Pluto and Charon
Pluto, its huge moon Charon and the Polaris star are seen here. When New Horizon approaches within thousand kilometres of Pluto on 14 July, it is expected to reveal detailed images of the mysterious dwarf planet. Getty

New Horizons will not miss its much-anticipated date with Pluto, confirmed Nasa scientists, who have diagnosed and rectified the problems that caused the recent glitch.

Science observations of Pluto, its moons and the solar winds are expected to resume at 4.34 pm GMT on 7 July.

The spacecraft had switched temporarily to the back-up computer and an hour of science data was lost in the brief cut-off period. The safe mood sees suspension of unnecessary activities as the back-up is used for crucial operations alone.

New Horizons' principal investigator Alan Stern of the Southwest Research Institute in Boulder, Colorado said that about 30 lost observations amounted to no major loss. "In terms of science, it won't change an A-plus even into an A."

Engineers were sending up the command sequence for the close observation planned for the 14 July fly-by.
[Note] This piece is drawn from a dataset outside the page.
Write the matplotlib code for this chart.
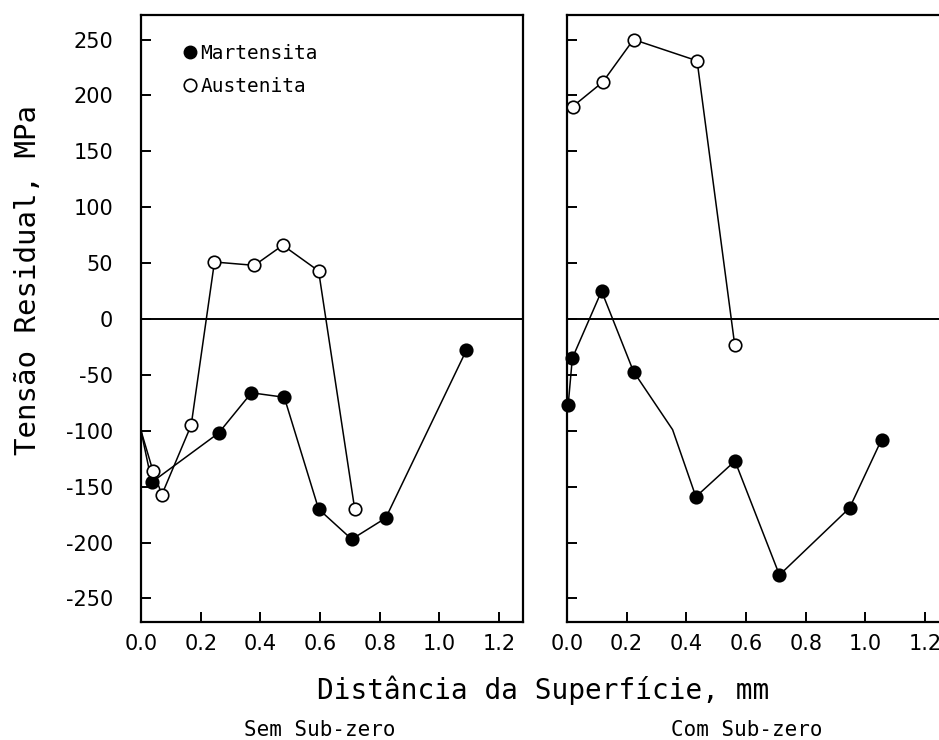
import matplotlib
matplotlib.use("Agg")
import matplotlib.pyplot as plt
from matplotlib.lines import Line2D


# -----------------------------
# Residual stress profiles (MPa) vs depth (mm)
# -----------------------------
# Sem sub-zero
SEM_MART_X = [0.0, 0.036, 0.26, 0.37, 0.48, 0.595, 0.706, 0.82, 1.09]
SEM_MART_Y = [-100, -146, -102, -66, -70, -170, -197, -178, -28]
SEM_AUST_X = [0.0, 0.04, 0.07, 0.168, 0.246, 0.38, 0.475, 0.595, 0.716]
SEM_AUST_Y = [-100, -136, -157, -95, 51, 48, 66, 43, -170]

# Com sub-zero
COM_MART_X = [0.004, 0.018, 0.116, 0.223, 0.354, 0.432, 0.563, 0.712, 0.947, 1.054]
COM_MART_Y = [-77, -35, 25, -47, -99, -159, -127, -229, -169, -108]
COM_AUST_X = [0.019, 0.12, 0.223, 0.436, 0.562]
COM_AUST_Y = [190, 212, 250, 231, -23]

# which points carry a symbol (the others are plain line vertices)
SEM_MART_MARKED = [1, 2, 3, 4, 5, 6, 7, 8]
SEM_AUST_MARKED = [1, 2, 3, 4, 5, 6, 7, 8]
COM_MART_MARKED = [0, 1, 2, 3, 5, 6, 7, 8, 9]
COM_AUST_MARKED = [0, 1, 2, 3, 4]

X_TICKS = [0.0, 0.2, 0.4, 0.6, 0.8, 1.0, 1.2]
X_TICK_LABELS = ["0.0", "0.2", "0.4", "0.6", "0.8", "1.0", "1.2"]
Y_TICKS = [250, 200, 150, 100, 50, 0, -50, -100, -150, -200, -250]

LEGEND_LABELS = ["Martensita", "Austenita"]
PANEL_TITLES = ["Sem Sub-zero", "Com Sub-zero"]

MONO = "DejaVu Sans Mono"
XLIM = (0.0, 1.28)
YLIM = (-271, 272)


def style_axes(ax, show_labels):
    ax.set_xlim(*XLIM)
    ax.set_ylim(*YLIM)
    ax.set_xticks(X_TICKS)
    ax.set_yticks(Y_TICKS)
    ax.axhline(0, color="black", lw=1.4, zorder=1)
    for sp in ax.spines.values():
        sp.set_linewidth(1.6)
    ax.tick_params(axis="both", direction="in", length=7, width=1.4)
    ax.tick_params(axis="x", pad=9)
    ax.tick_params(axis="y", pad=20)
    ax.set_xticklabels(X_TICK_LABELS, fontsize=15)
    if show_labels:
        ax.set_yticklabels([str(v) for v in Y_TICKS], fontsize=15)
    else:
        ax.set_yticklabels([])


def draw_series(ax, x, y, marked, filled):
    face = "black" if filled else "white"
    ax.plot(x, y, color="black", lw=1.1, marker="o", markersize=9,
            markerfacecolor=face, markeredgecolor="black", markeredgewidth=1.2,
            markevery=marked, zorder=3, clip_on=False)


def main():
    fig = plt.figure(figsize=(9.39, 7.40), dpi=100)

    ax1 = fig.add_axes([0.1502, 0.1595, 0.4068, 0.8203])
    ax2 = fig.add_axes([0.6038, 0.1595, 0.4068, 0.8203])

    style_axes(ax1, True)
    style_axes(ax2, False)

    draw_series(ax1, SEM_MART_X, SEM_MART_Y, SEM_MART_MARKED, True)
    draw_series(ax1, SEM_AUST_X, SEM_AUST_Y, SEM_AUST_MARKED, False)
    draw_series(ax2, COM_MART_X, COM_MART_Y, COM_MART_MARKED, True)
    draw_series(ax2, COM_AUST_X, COM_AUST_Y, COM_AUST_MARKED, False)

    handles = [
        Line2D([], [], ls="none", marker="o", markersize=9,
               markerfacecolor="black", markeredgecolor="black"),
        Line2D([], [], ls="none", marker="o", markersize=9,
               markerfacecolor="white", markeredgecolor="black",
               markeredgewidth=1.2),
    ]
    ax1.legend(handles, LEGEND_LABELS, loc="upper left",
               bbox_to_anchor=(0.107, 0.952), frameon=False,
               handlelength=0.8, handletextpad=0.15, borderpad=0,
               borderaxespad=0, labelspacing=0.7,
               prop={"family": MONO, "size": 14})

    fig.text(0.030, (740 - 280) / 740, "Tensão Residual, MPa", rotation=90,
             ha="center", va="center", fontsize=21, family=MONO)
    fig.text(543 / 939, (740 - 690) / 740, "Distância da Superfície, mm",
             ha="center", va="center", fontsize=20, family=MONO)
    fig.text(320 / 939, (740 - 730) / 740, PANEL_TITLES[0],
             ha="center", va="center", fontsize=15, family=MONO)
    fig.text(747 / 939, (740 - 730) / 740, PANEL_TITLES[1],
             ha="center", va="center", fontsize=15, family=MONO)

    fig.savefig("out.png", dpi=100)
    plt.close(fig)


if __name__ == "__main__":
    main()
The main computer tripped up when multi-tasking in copying the new information to its flash memory and compressing some existing data.

The mission team does not expect a repeat of the same.

On Monday (6 July), New Horizons was just under 9 million km from Pluto, but 4.7 billion km from Earth. Travelling at 14 km per second it will be 12,500 km from Pluto on 14 July.

From there it will proceed to the Kuiper belt beyond Neptune, the region containing icy bodies.

The £450m ($700m) New Horizons mission launched in January 2006 is now nearly 4.8 billion km from Earth.